If we examine the routine of our lodger, I suggest to the detective, we find little to worry about. On Fridays, for instance, our lodger was frequented by certain of his mathematics peers, hobbyists all. The gentlemen of these were tidy and quiet. In the oaken entranceway, where the finials appeared to imprison our visitors, his guests often stooped to sniff from clear bags of crumbs, a health-chew so rich in calories that one needed only to suck the nutrients from a fistful of the stuff and later spit the dried shards onto the garden, a compost of the mouth that spiked our flowers with deep blasts of energy. The visitors carried knapsacks and reserved their humor for the German tongue.

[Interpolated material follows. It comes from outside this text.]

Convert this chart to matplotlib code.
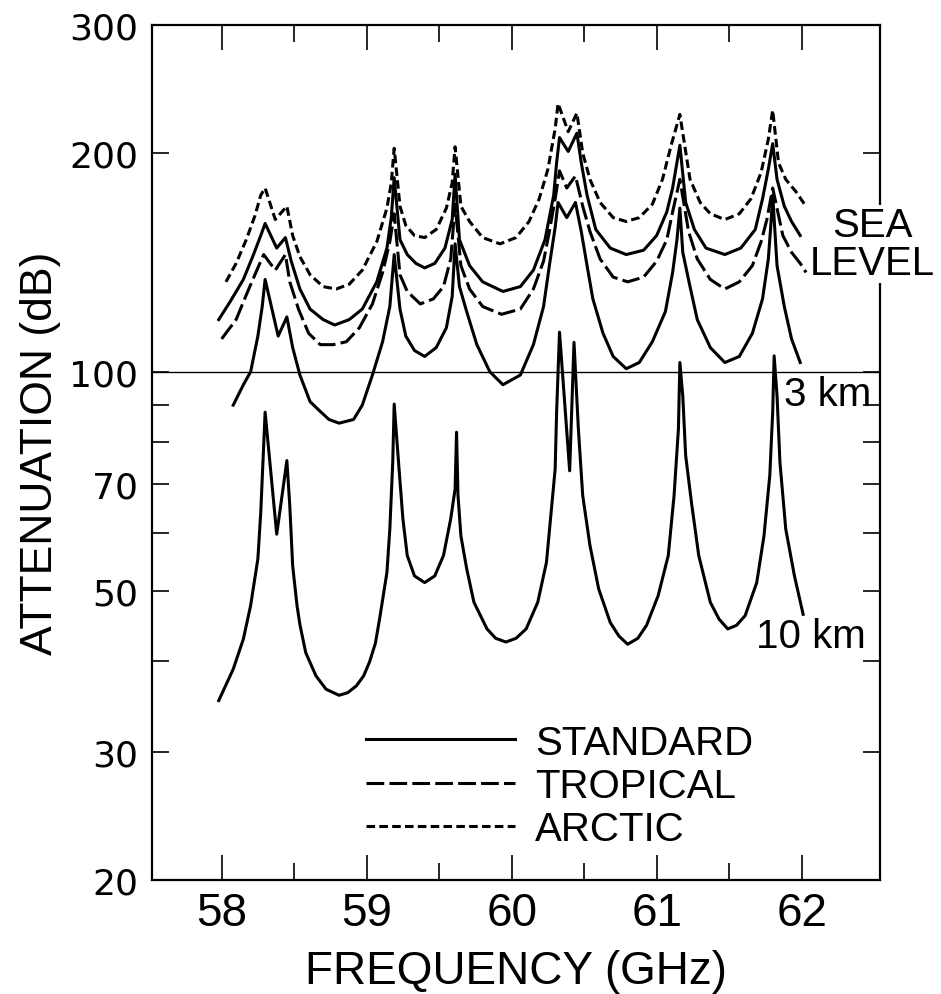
import matplotlib
matplotlib.use("Agg")
import matplotlib.pyplot as plt
from matplotlib.ticker import NullFormatter

plt.rcParams["font.family"] = ["Liberation Sans", "DejaVu Sans"]

# --- values (frequency in GHz, attenuation in dB) ---

# sea level, arctic atmosphere
sl_arctic_f = [58.03, 58.10, 58.17, 58.23, 58.27, 58.30, 58.37, 58.45, 58.49, 58.54,
               58.61, 58.70, 58.79, 58.88, 58.97, 59.07, 59.14, 59.17, 59.19, 59.23,
               59.27, 59.33, 59.40, 59.48, 59.55, 59.59, 59.61, 59.65, 59.71, 59.80,
               59.92, 60.03, 60.12, 60.19, 60.25, 60.30, 60.32, 60.39, 60.45, 60.49,
               60.54, 60.61, 60.70, 60.79, 60.88, 60.97, 61.04, 61.10, 61.16, 61.23,
               61.30, 61.37, 61.47, 61.57, 61.65, 61.72, 61.77, 61.80, 61.84, 61.89,
               61.96, 62.02]
sl_arctic_v = [133, 141, 152, 164, 175, 179, 162, 169, 154, 144,
               136, 131, 130, 132, 138, 151, 168, 182, 203, 169,
               159, 154, 153, 157, 168, 182, 204, 169, 161, 153,
               150, 153, 161, 173, 190, 216, 234, 214, 227, 200,
               184, 171, 163, 161, 163, 170, 184, 205, 226, 184,
               171, 165, 162, 165, 173, 188, 209, 229, 194, 184,
               177, 170]

# sea level, standard atmosphere
sl_std_f = [57.98, 58.06, 58.15, 58.22, 58.27, 58.30, 58.38, 58.44, 58.48, 58.54,
            58.61, 58.70, 58.78, 58.88, 58.97, 59.07, 59.14, 59.17, 59.19, 59.23,
            59.28, 59.34, 59.40, 59.47, 59.54, 59.59, 59.61, 59.64, 59.71, 59.80,
            59.94, 60.06, 60.15, 60.23, 60.29, 60.31, 60.33, 60.39, 60.45, 60.48,
            60.52, 60.58, 60.68, 60.79, 60.91, 61.00, 61.07, 61.11, 61.16, 61.20,
            61.26, 61.34, 61.47, 61.58, 61.68, 61.73, 61.77, 61.80, 61.83, 61.88,
            61.93, 61.99]
sl_std_v = [118, 125, 134, 145, 154, 160, 148, 153, 142, 130,
            122, 118, 116, 118, 122, 133, 148, 163, 185, 152,
            145, 141, 139, 141, 148, 162, 187, 152, 140, 133,
            129, 131, 138, 152, 175, 194, 210, 201, 213, 194,
            175, 157, 148, 145, 147, 154, 166, 179, 205, 171,
            157, 148, 145, 148, 157, 173, 190, 206, 184, 169,
            161, 154]

# sea level, tropical atmosphere
sl_trop_f = [58.00, 58.10, 58.18, 58.25, 58.29, 58.37, 58.44, 58.47, 58.53, 58.60,
             58.68, 58.77, 58.86, 58.95, 59.04, 59.11, 59.16, 59.19, 59.23, 59.28,
             59.37, 59.46, 59.53, 59.58, 59.61, 59.65, 59.71, 59.80, 59.93, 60.06,
             60.15, 60.22, 60.26, 60.30, 60.33, 60.38, 60.44, 60.49, 60.54, 60.61,
             60.70, 60.80, 60.91, 61.00, 61.07, 61.11, 61.16, 61.22, 61.28, 61.37,
             61.47, 61.57, 61.66, 61.72, 61.76, 61.80, 61.87, 61.93, 61.99, 62.03]
sl_trop_v = [111, 118, 129, 139, 145, 138, 145, 133, 122, 113,
             109, 109, 110, 115, 124, 137, 151, 165, 136, 129,
             124, 126, 131, 143, 170, 140, 130, 123, 120, 122,
             130, 142, 156, 173, 189, 179, 186, 169, 156, 143,
             135, 133, 135, 142, 152, 166, 184, 156, 143, 134,
             130, 133, 140, 151, 162, 179, 154, 146, 141, 137]

# 3 km, standard atmosphere
km3_f = [58.08, 58.15, 58.20, 58.25, 58.28, 58.30, 58.39, 58.45, 58.49, 58.54,
         58.61, 58.66, 58.74, 58.81, 58.91, 58.97, 59.04, 59.11, 59.16, 59.19,
         59.23, 59.27, 59.33, 59.40, 59.48, 59.55, 59.59, 59.61, 59.64, 59.69,
         59.76, 59.85, 59.94, 60.06, 60.15, 60.22, 60.26, 60.30, 60.32, 60.38,
         60.44, 60.48, 60.52, 60.56, 60.63, 60.70, 60.79, 60.88, 60.97, 61.06,
         61.11, 61.14, 61.16, 61.18, 61.23, 61.28, 61.37, 61.47, 61.57, 61.66,
         61.73, 61.77, 61.79, 61.80, 61.83, 61.88, 61.93, 61.99]
km3_v = [90, 96, 100, 112, 123, 134, 112, 119, 108, 99,
         91, 89, 86, 85, 86, 90, 99, 110, 123, 145,
         122, 112, 107, 105, 108, 115, 127, 150, 131, 121,
         109, 100, 96, 99, 109, 123, 140, 158, 171, 163,
         171, 156, 140, 126, 113, 105, 101, 103, 110, 121,
         137, 152, 168, 146, 131, 118, 108, 103, 105, 113,
         126, 143, 162, 175, 140, 123, 111, 103]

# 10 km, standard atmosphere
km10_f = [57.98, 58.08, 58.15, 58.20, 58.25, 58.27, 58.29, 58.30, 58.38, 58.45,
          58.47, 58.49, 58.52, 58.54, 58.58, 58.65, 58.72, 58.81, 58.87, 58.93,
          58.98, 59.02, 59.06, 59.09, 59.14, 59.16, 59.18, 59.19, 59.22, 59.25,
          59.28, 59.33, 59.40, 59.47, 59.53, 59.58, 59.61, 59.62, 59.63, 59.65,
          59.69, 59.74, 59.83, 59.89, 59.96, 60.03, 60.10, 60.18, 60.24, 60.27,
          60.30, 60.31, 60.33, 60.40, 60.43, 60.46, 60.49, 60.54, 60.60, 60.68,
          60.74, 60.80, 60.87, 60.93, 61.01, 61.08, 61.12, 61.15, 61.16, 61.18,
          61.20, 61.24, 61.29, 61.37, 61.43, 61.49, 61.55, 61.61, 61.69, 61.74,
          61.78, 61.80, 61.81, 61.83, 61.85, 61.89, 61.95, 62.01]
km10_v = [35.3, 39.0, 42.9, 47.7, 55.3, 64.1, 79.2, 88.0, 59.8, 75.5,
          65.5, 54.1, 47.7, 44.9, 41.1, 38.2, 36.6, 35.9, 36.2, 37.0,
          38.2, 39.9, 42.3, 45.8, 53.0, 60.8, 75.1, 90.3, 75.1, 62.8,
          55.9, 52.4, 51.3, 52.4, 55.9, 62.8, 69.0, 82.6, 67.6, 59.5,
          53.6, 48.2, 44.3, 43.0, 42.5, 43.0, 44.3, 48.2, 54.7, 63.4,
          73.5, 88.0, 113.4, 73.1, 109.8, 83.5, 67.6, 57.7, 50.3, 45.2,
          43.3, 42.2, 43.0, 44.8, 49.2, 55.9, 67.6, 83.5, 103.0, 92.7,
          76.7, 66.1, 55.9, 48.2, 45.7, 44.3, 44.8, 46.2, 51.3, 59.5,
          72.0, 88.0, 105.2, 92.7, 75.1, 60.8, 52.4, 46.4]

x_ticks = [58, 59, 60, 61, 62]
x_minor = [58.5, 59.5, 60.5, 61.5]
y_ticks = [20, 30, 50, 70, 100, 200, 300]
y_minor = [40, 60, 80, 90]

# --- figure ---
fig = plt.figure(figsize=(9.41, 9.95), dpi=100)
ax = fig.add_axes([152 / 941, 1 - 881 / 995, 728 / 941, 855 / 995])

lw = 2.2
arctic_ls = (0, (2.8, 1.4))
trop_ls = (0, (5.8, 1.7))

arc_line, = ax.plot(sl_arctic_f, sl_arctic_v, color="black", lw=lw, ls=arctic_ls)
std_line, = ax.plot(sl_std_f, sl_std_v, color="black", lw=lw)
trop_line, = ax.plot(sl_trop_f, sl_trop_v, color="black", lw=lw, ls=trop_ls)
ax.plot(km3_f, km3_v, color="black", lw=lw)
ax.plot(km10_f, km10_v, color="black", lw=lw)

ax.axhline(100, color="black", lw=1.0)

ax.set_yscale("log")
ax.set_xlim(57.52, 62.54)
ax.set_ylim(20, 300)

ax.set_xticks(x_ticks, labels=[str(t) for t in x_ticks])
ax.set_xticks(x_minor, minor=True)
ax.set_yticks(y_ticks, labels=[str(t) for t in y_ticks])
ax.set_yticks(y_minor, minor=True)
ax.yaxis.set_minor_formatter(NullFormatter())

for s in ax.spines.values():
    s.set_linewidth(1.6)

ax.tick_params(axis="x", which="both", direction="in", top=True, bottom=True, width=1.2)
ax.tick_params(axis="x", which="major", length=18, labelsize=33, pad=8)
ax.tick_params(axis="x", which="minor", length=12)
ax.tick_params(axis="y", which="both", direction="in", left=True, right=True,
               length=12, width=1.2)
ax.tick_params(axis="y", which="major", labelsize=26, pad=10)
for lab in ax.get_yticklabels():
    lab.set_family("DejaVu Sans")

ax.set_xlabel("FREQUENCY (GHz)", fontsize=33, labelpad=10)
ax.set_ylabel("ATTENUATION (dB)", fontsize=32, labelpad=6,
              family=["Liberation Sans Narrow", "Liberation Sans"])

# curve labels
ax.text(62.49, 150, "SEA\nLEVEL", fontsize=29, ha="center", va="center",
        linespacing=1.0, clip_on=False, zorder=5,
        bbox=dict(facecolor="white", edgecolor="none", pad=1))
ax.text(62.18, 93.3, "3 km", fontsize=29, ha="center", va="center")
ax.text(62.06, 43.3, "10 km", fontsize=29, ha="center", va="center")

ax.legend([std_line, trop_line, arc_line], ["STANDARD", "TROPICAL", "ARCTIC"],
          loc="upper left", bbox_to_anchor=(0.294, 0.183), frameon=False,
          fontsize=29, handlelength=3.7, handletextpad=0.5, labelspacing=0.13,
          borderpad=0, borderaxespad=0)

fig.savefig("out.png", dpi=100)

At times, a language was uttered as if one might be avoiding a mass of bread in the mouth, after which followed always the sharp barks of laughter coughed into their fists, their eyes gleaming and tearing. One of the men liked to grip his own neck brace as if he would topple over without it.

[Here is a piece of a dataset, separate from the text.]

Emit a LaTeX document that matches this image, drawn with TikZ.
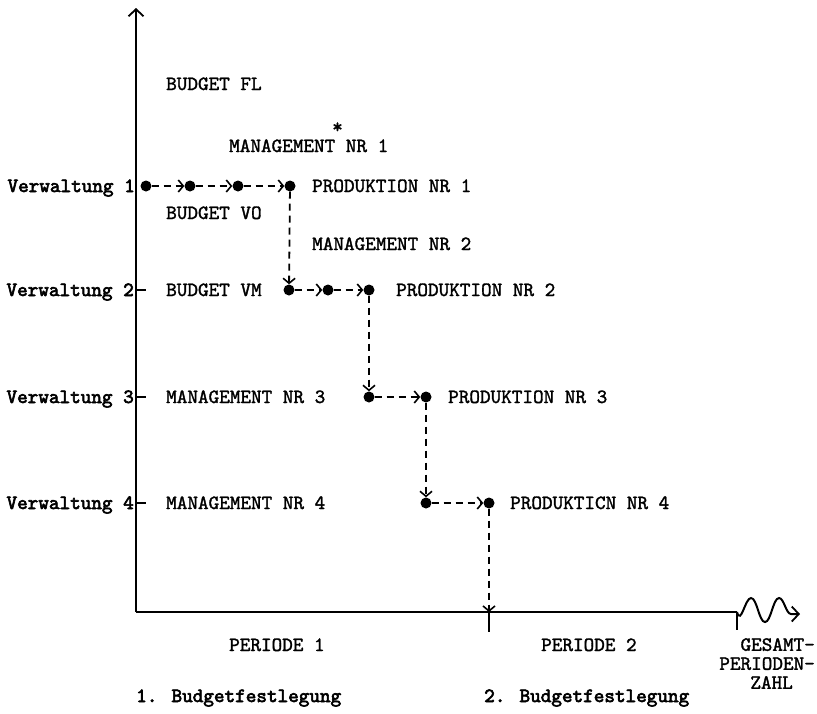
\documentclass[tikz,border=0pt]{standalone}
\usepackage{fontspec}
\newfontfamily\cour{lmmono10-regular}[Extension=.otf,FakeBold=1.6]
\newfontfamily\courb{lmmono10-regular}[Extension=.otf,FakeBold=3]
\usetikzlibrary{arrows.meta}
\begin{document}
\begin{tikzpicture}[x=1pt,y=-1pt,
  txt/.style={anchor=base west,inner sep=0pt,font=\cour\fontsize{20.2}{19}\selectfont},
  btxt/.style={txt,font=\courb\fontsize{20.2}{22}\selectfont},
  dot/.style={circle,fill=black,inner sep=0pt,minimum size=11pt},
  axis/.style={line width=2pt},
  flow/.style={line width=1.8pt,dash pattern=on 7pt off 5pt,-{Straight Barb[length=5pt,width=12pt,line width=1.6pt]}},
  tip/.style={-{Straight Barb[length=7pt,width=15pt,line width=1.8pt]}}
]
\useasboundingbox (0,0) rectangle (817,713);
% axes
\coordinate (o) at (136,612);
\coordinate (top) at (136,8);
\coordinate (xe) at (737,612);
\coordinate (e) at (489,612);
\draw[axis,tip] (o) -- (top);
\draw[axis] (o) -- (xe);
\draw[axis] (xe) -- (737,630);
\draw[axis] (e) -- (489,632);
\draw[axis,tip] (xe) .. controls (741,626) and (745,598) .. (751,598)
  .. controls (757,598) and (759,622) .. (765,622)
  .. controls (771,622) and (773,598) .. (779,598)
  .. controls (784,598) and (786,614) .. (791,614) -- (800,614);
% ticks
\foreach \yy in {290,397,503} \draw[axis] (136,\yy) -- (146,\yy);
% dots
\node[dot] (a1) at (146,186) {};
\node[dot] (a2) at (190,186) {};
\node[dot] (a3) at (238,186) {};
\node[dot] (a4) at (290,186) {};
\node[dot] (b1) at (289,290) {};
\node[dot] (b2) at (328,290) {};
\node[dot] (b3) at (369,290) {};
\node[dot] (c1) at (369,397) {};
\node[dot] (c2) at (426,397) {};
\node[dot] (d1) at (426,503) {};
\node[dot] (d2) at (489,503) {};
% flows
\draw[flow] (a1) -- (a2);
\draw[flow] (a2) -- (a3);
\draw[flow] (a3) -- (a4);
\draw[flow] (a4) -- (b1);
\draw[flow] (b1) -- (b2);
\draw[flow] (b2) -- (b3);
\draw[flow] (b3) -- (c1);
\draw[flow] (c1) -- (c2);
\draw[flow] (c2) -- (d1);
\draw[flow] (d1) -- (d2);
\draw[flow] (d2) -- (e);
% labels
\node[btxt,anchor=base east] (v1) at (135,192) {Verwaltung 1};
\node[btxt,anchor=base east] (v2) at (134,296) {Verwaltung 2};
\node[btxt,anchor=base east] (v3) at (134,403) {Verwaltung 3};
\node[btxt,anchor=base east] (v4) at (134,509) {Verwaltung 4};
\node[txt] (bfl) at (166,90) {BUDGET FL};
\node[txt] (m1) at (229,152) {MANAGEMENT NR 1};
\node[txt] (star) at (332,133) {*};
\node[txt] (p1) at (312,192) {PRODUKTION NR 1};
\node[txt] (bvo) at (166,219) {BUDGET VO};
\node[txt] (m2) at (312,250) {MANAGEMENT NR 2};
\node[txt] (bvm) at (166,296) {BUDGET VM};
\node[txt] (p2) at (396,296) {PRODUKTION NR 2};
\node[txt] (m3) at (166,403) {MANAGEMENT NR 3};
\node[txt] (p3) at (448,403) {PRODUKTION NR 3};
\node[txt] (m4) at (166,509) {MANAGEMENT NR 4};
\node[txt] (p4) at (510,509) {PRODUKTICN NR 4};
\node[txt] (per1) at (229,651) {PERIODE 1};
\node[txt] (per2) at (541,651) {PERIODE 2};
\node[txt,anchor=north east,align=right] (g) at (815,638) {GESAMT-\\PERIODEN-\\ZAHL\hspace*{22pt}};
\node[btxt] (bf1) at (136,702) {1. Budgetfestlegung};
\node[btxt] (bf2) at (484,702) {2. Budgetfestlegung};
\end{tikzpicture}
\end{document}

The women who befell our lodger in the afternoons were not so many as the gentlemen, but they stayed longer and made great noises, slamming the walls with their big hands, barking math formulas into a long cone they passed between them that required many refills of dark water. They wore large trousers and let their hair go to their waists and appeared somewhat stronger and vaster than the men. My mother, the gracious hostess, shook their hands and trilled what little German she knew in their direction, squirting about them with the excitement of a hotel dog. These women handled my mother rather too freely, I believe. They passed her around between them and adopted a mechanical halt to their speech, an aloof-sounding language that was only spoken while they held my mother, until I had to intervene and usher them from the house. My mother’s sweet gasps for breath left her convulsing mildly afterward for hours, unsure whether she had been attacked or made love to, a mother who confused suffering with valor as she heaved and panted in the garden in between restorative sips of her cloudy mint drink. It would take days of private swaddling and sessions beneath the panel-light to calm her.

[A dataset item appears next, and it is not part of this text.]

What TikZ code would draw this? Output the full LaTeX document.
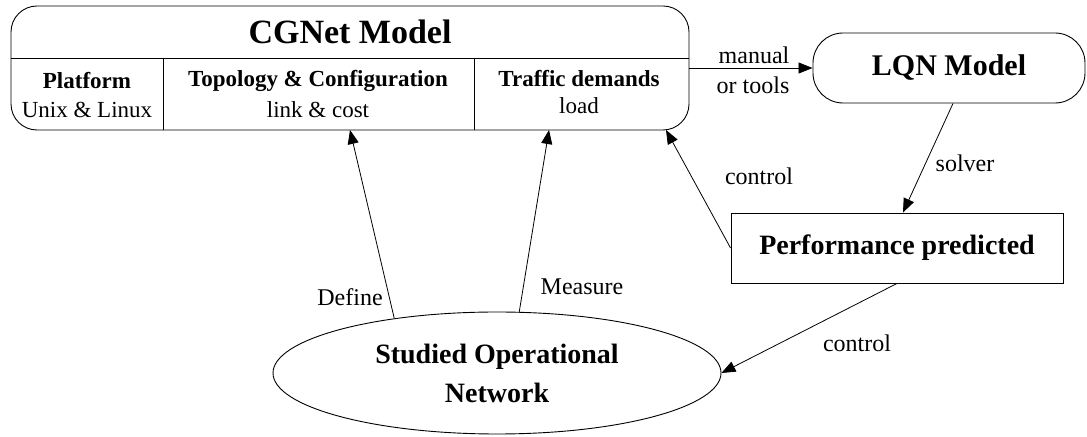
\documentclass[tikz,border=0pt]{standalone}
\usepackage{fontspec}
\setmainfont{Liberation Serif}
\usetikzlibrary{positioning,shapes.geometric,arrows.meta}

\begin{document}
\begin{tikzpicture}[x=0.5pt,y=-0.5pt,
	box/.style={draw, line width=0.45pt, inner sep=0pt},
	lbl/.style={font=\fontsize{12}{14}\selectfont, inner sep=0pt},
	sub/.style={font=\fontsize{11.5}{13}\selectfont, inner sep=0pt},
	subhead/.style={font=\bfseries\fontsize{11.5}{13}\selectfont, inner sep=0pt},
	arr/.style={-{Triangle[length=7pt,width=5.5pt]}}]
	\useasboundingbox (0,0) rectangle (1087,437);
	% CGNet model, title row and three columns
	\node[box, rounded corners=13pt, minimum width=339pt, minimum height=62pt] (cgnet) at (350,68) {};
	\node[font=\bfseries\fontsize{17}{20}\selectfont, inner sep=0pt] (cgtitle) at (350,32) {CGNet Model};
	\begin{scope}[line width=0.45pt]
	\draw (11,58) -- (689,58);
	\draw (163,58) -- (163,130);
	\draw (474,58) -- (474,130);
	\end{scope}
	\node[subhead] (plat) at (87,81) {Platform};
	\node[sub] (platos) at (87,110) {Unix \& Linux};
	\node[subhead] (topo) at (318,81) {Topology \& Configuration};
	\node[sub] (topolink) at (318,110) {link \& cost};
	\node[subhead] (traf) at (579,79) {Traffic demands};
	\node[sub] (trafload) at (579,106) {load};
	% other models
	\node[box, rounded corners=15pt, minimum width=136pt, minimum height=35pt,
		font=\bfseries\fontsize{15}{18}\selectfont] (lqn) at (949,68) {LQN Model};
	\node[box, minimum width=166pt, minimum height=35pt,
		font=\bfseries\fontsize{14}{17}\selectfont] (perf) at (897,248) {Performance predicted};
	\node[box, ellipse, minimum width=224pt, minimum height=61pt, align=center,
		font=\bfseries\fontsize{14}{19.5}\selectfont] (son) at (497,373) {Studied Operational\\Network};
	% arrow ends on the CGNet box
	\coordinate (deftip) at (350,130);
	\coordinate (meastip) at (549,130);
	\coordinate (ctltip) at (666,130);
	\begin{scope}[line width=0.4pt]
	\draw[arr] (cgnet.east) -- (lqn.west);
	\draw[arr] ([xshift=2pt]lqn.south) -- ([xshift=3pt]perf.north);
	\draw[arr] (perf.west) -- (ctltip);
	\draw[arr] (perf.south) -- (son.east);
	\draw[arr] (son.152) -- (deftip);
	\draw[arr] (son.70) -- (meastip);
	\end{scope}
	\node[lbl] (manlbl) at (754,55) {manual};
	\node[lbl] (toollbl) at (753,85) {or tools};
	\node[lbl] (solvlbl) at (965,163) {solver};
	\node[lbl] (ctllbl) at (759,176) {control};
	\node[lbl] (ctl2lbl) at (857,343) {control};
	\node[lbl] (deflbl) at (350,297) {Define};
	\node[lbl] (measlbl) at (582,287) {Measure};
\end{tikzpicture}
\end{document}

I tell the detective I am poor at math and a weak listener. Other people’s words can invite me into a deeply passive tranquility. Can their message possibly matter to me? I am given to wonder. Is their speech in some way medically necessary to my being? The lodger and his visitors performed operations on the chalkboard I could never decipher. I sat on the viewing couch some afternoons at their theater of operations and watched them frenzy over their figures and formulas, as if they were scooping extra air out of the room and lathering it on themselves. They did not seem to mind my presence, though I might have been sent out for something they called “crisps”—a word they seemed to use for anything that could be eaten—after which the door was frequently bolted and their laughter erupted like a flushed toilet. When I stayed on the viewing couch, a heckler invariably shouted up from his seat next to me to vex the man or woman with the chalk, whoever was laboring at the board to the scrutiny of everyone assembled. There was a considerable deal of backseat solving when they practiced their math together. More than once I saw a man brutally felled by the crisp backhand of a woman who could solve the problem faster.